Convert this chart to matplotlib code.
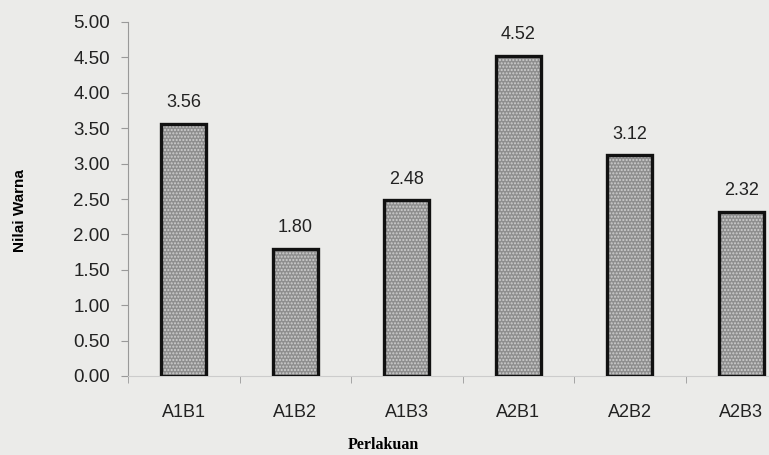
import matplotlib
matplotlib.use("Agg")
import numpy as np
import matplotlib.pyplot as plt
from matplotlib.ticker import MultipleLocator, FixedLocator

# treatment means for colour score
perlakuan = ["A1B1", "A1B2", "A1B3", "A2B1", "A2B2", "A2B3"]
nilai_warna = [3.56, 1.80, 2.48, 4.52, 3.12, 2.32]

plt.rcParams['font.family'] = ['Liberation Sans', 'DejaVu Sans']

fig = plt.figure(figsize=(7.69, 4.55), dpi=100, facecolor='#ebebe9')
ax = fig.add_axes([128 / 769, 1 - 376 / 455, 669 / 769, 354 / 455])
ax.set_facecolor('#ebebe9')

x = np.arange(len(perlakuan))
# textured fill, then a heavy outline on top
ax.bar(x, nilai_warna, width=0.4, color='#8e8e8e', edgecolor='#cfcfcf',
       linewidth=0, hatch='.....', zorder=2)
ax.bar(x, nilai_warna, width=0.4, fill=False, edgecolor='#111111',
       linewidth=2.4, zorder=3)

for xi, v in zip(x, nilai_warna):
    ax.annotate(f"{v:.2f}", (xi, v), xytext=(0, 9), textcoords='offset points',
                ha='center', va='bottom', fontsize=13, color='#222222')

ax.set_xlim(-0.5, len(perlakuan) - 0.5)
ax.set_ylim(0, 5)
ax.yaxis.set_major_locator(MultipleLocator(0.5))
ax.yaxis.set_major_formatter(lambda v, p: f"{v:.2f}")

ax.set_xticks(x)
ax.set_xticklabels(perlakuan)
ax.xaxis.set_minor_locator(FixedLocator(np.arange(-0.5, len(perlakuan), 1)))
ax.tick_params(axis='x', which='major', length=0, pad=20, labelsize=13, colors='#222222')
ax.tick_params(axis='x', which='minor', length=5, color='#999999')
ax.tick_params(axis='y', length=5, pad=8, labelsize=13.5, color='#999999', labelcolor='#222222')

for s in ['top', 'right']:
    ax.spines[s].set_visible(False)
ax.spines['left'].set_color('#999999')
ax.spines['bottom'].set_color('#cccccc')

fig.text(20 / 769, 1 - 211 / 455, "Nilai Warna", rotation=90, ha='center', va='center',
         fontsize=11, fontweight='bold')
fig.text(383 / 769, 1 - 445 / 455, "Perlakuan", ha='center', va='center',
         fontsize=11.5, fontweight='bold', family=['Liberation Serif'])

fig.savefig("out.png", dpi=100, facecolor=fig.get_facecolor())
********
WHAT IS ASKED
Leave out the pictures and output the rest of the material exactly as written.

RESULT FOR THIS TASK
Convert this chart to matplotlib code.
import matplotlib
matplotlib.use("Agg")
import numpy as np
import matplotlib.pyplot as plt
from matplotlib.ticker import MultipleLocator, FixedLocator

# treatment means for colour score
perlakuan = ["A1B1", "A1B2", "A1B3", "A2B1", "A2B2", "A2B3"]
nilai_warna = [3.56, 1.80, 2.48, 4.52, 3.12, 2.32]

plt.rcParams['font.family'] = ['Liberation Sans', 'DejaVu Sans']

fig = plt.figure(figsize=(7.69, 4.55), dpi=100, facecolor='#ebebe9')
ax = fig.add_axes([128 / 769, 1 - 376 / 455, 669 / 769, 354 / 455])
ax.set_facecolor('#ebebe9')

x = np.arange(len(perlakuan))
# textured fill, then a heavy outline on top
ax.bar(x, nilai_warna, width=0.4, color='#8e8e8e', edgecolor='#cfcfcf',
       linewidth=0, hatch='.....', zorder=2)
ax.bar(x, nilai_warna, width=0.4, fill=False, edgecolor='#111111',
       linewidth=2.4, zorder=3)

for xi, v in zip(x, nilai_warna):
    ax.annotate(f"{v:.2f}", (xi, v), xytext=(0, 9), textcoords='offset points',
                ha='center', va='bottom', fontsize=13, color='#222222')

ax.set_xlim(-0.5, len(perlakuan) - 0.5)
ax.set_ylim(0, 5)
ax.yaxis.set_major_locator(MultipleLocator(0.5))
ax.yaxis.set_major_formatter(lambda v, p: f"{v:.2f}")

ax.set_xticks(x)
ax.set_xticklabels(perlakuan)
ax.xaxis.set_minor_locator(FixedLocator(np.arange(-0.5, len(perlakuan), 1)))
ax.tick_params(axis='x', which='major', length=0, pad=20, labelsize=13, colors='#222222')
ax.tick_params(axis='x', which='minor', length=5, color='#999999')
ax.tick_params(axis='y', length=5, pad=8, labelsize=13.5, color='#999999', labelcolor='#222222')

for s in ['top', 'right']:
    ax.spines[s].set_visible(False)
ax.spines['left'].set_color('#999999')
ax.spines['bottom'].set_color('#cccccc')

fig.text(20 / 769, 1 - 211 / 455, "Nilai Warna", rotation=90, ha='center', va='center',
         fontsize=11, fontweight='bold')
fig.text(383 / 769, 1 - 445 / 455, "Perlakuan", ha='center', va='center',
         fontsize=11.5, fontweight='bold', family=['Liberation Serif'])

fig.savefig("out.png", dpi=100, facecolor=fig.get_facecolor())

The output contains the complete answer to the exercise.